Psy
Analysis
of Variance (ANOVA) is a hypothesis test that evaluates the significance
of mean differences.
Goal: Determine
whether the mean differences that are found in sample data are greater than can
be reasonably explained by chance alone. ANOVA can be used to evaluate
differences between two or more treatments (or populations).
How is ANOVA like the
t-test?
What advantage does
ANOVA have that t-tests do not?
A
typical situation in which ANOVA would be used--Three separate samples are
obtained to evaluate the mean differences among three populations (or
treatments) with unknown means.
We
want to decide between the following 2 hypotheses:
H1:
At least one population mean is different from another.
What is a factor?
Note: the scores are
not all the same—they are variable. We want to measure the amount of
variability (the size of the differences) and to explain where it comes from.
II. Logic
The analysis of
variance divides total variability into two parts—between treatments variance
and within-treatments variance.
Finally, the two
variances are compared in an F-ratio to determine whether the mean
differences (MSbetween) are significantly bigger than chance (MSwithin).
When the treatment
has no effect, the F-ratio
should have a value around ____.
When the treatment
does have an effect, we should obtain an F-ratio noticeably larger than ___.
III.
Notation and Formulas
k
= # of treatments (# of levels of the factor)
n = # of scores in
each treatment. For example, n3 is the number of scores in treatment
3.
N = total # of scores
in the entire study. When n is the same for all treatments, then N = kn. For the
sample data, there are n = 5 scores in each of the k = 3 treatments, so N = 3
(5) = 15.
T = total of the
scores (ΣX) for each treatment condition. For example, the total for the
third treatment is T3 = 5.
G = the sum of all
the scores in the study (the grand total). Compute G by adding up all N scores
or adding up all of the treatment totals: G = ΣT.
Some important
preliminary calculations: (1) ΣX for each treatment condition, (2) ΣX2 for
each treatment and the entire data set, (3)

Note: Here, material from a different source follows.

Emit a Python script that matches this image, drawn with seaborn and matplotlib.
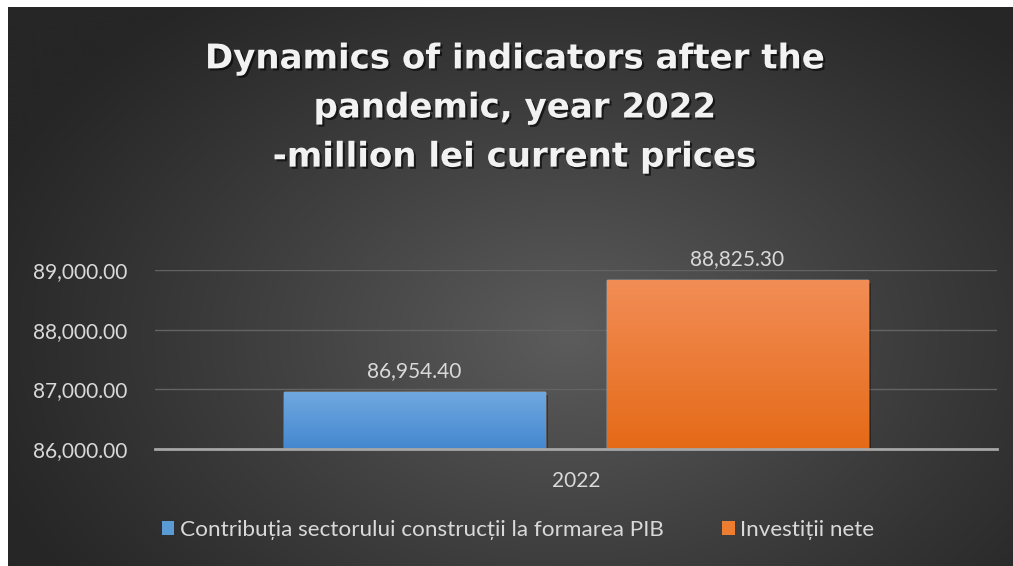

SS for each treatment condition and (4) n for each treatment condition.
IV. The
Distribution of F-ratios
When Ho is true, we
expect the value of F to be around 1.00. What do we mean by “around 1.00”? We
need to look at all the possible F values—the distribution of F-ratios.
1.
F-ratios are computed from two variances and variances must always be
positive, so F values will always be positive.
2.
When Ho is true, the numerator and denominator are measuring the same
variance so the ratio should be near 1. So notice that the distribution of
F-ratios piles up at 1.00.
The
distribution of F-ratios
with df = 2,12. Of all the values in
the distribution, only 5% are larger than F = 3.88, and only 1% are larger
than F
= 6.93.
In ANOVA, what exactly does a significant result mean?
In order to indicate the how large the effect actually is, it is recommended that a measure of effect size be provided in addition to the measure of significance.
We want to determine how much of the differences between scores is accounted for by the differences between treatments. Remember r2? It measures the proportion of the total variability that is accounted for by the differences between treatments. When computed for ANOVA, r2 is usually referred to as eta squared.
VI. Post Hoc Tests
Post hoc tests (posttests) are additional hypothesis tests that are done after the overall analysis of variance to determine exactly which mean differences are significant and which are not.
Post hoc tests are done after the overall ANOVA when:
You reject the Ho for the overall analysis and
There are three or more treatment conditions
Post hoc tests enable you to go back to the means and compare the means two at a time--pairwise comparisons
Type I errors and multiple hypothesis tests--
testwise alpha--each hypothesis test has a risk of type one error
associated with it
As you do more and more separate tests, the risk of a Type I
error accumulates and is called experimentwise alpha
Approx. experimentwise alpha=(c) (testwise alpha)
So we must be concerned with experimentwise alpha whenever we
conduct post hoc tests. Statisticians have determined several methods for
controlling experimentwise alpha.
Which method of control we use depends on the type of comparison: planned or
unplanned
A few planned comparisons can be conducted with the standard alpha level without worrying about an inflated experimentwise alpha. If many planned comparisons, use the Dunn test--divide the standard alpha equally by the number of comparisons.
There are many correction methods for unplanned comparisons--We will cover Tukey's HSD.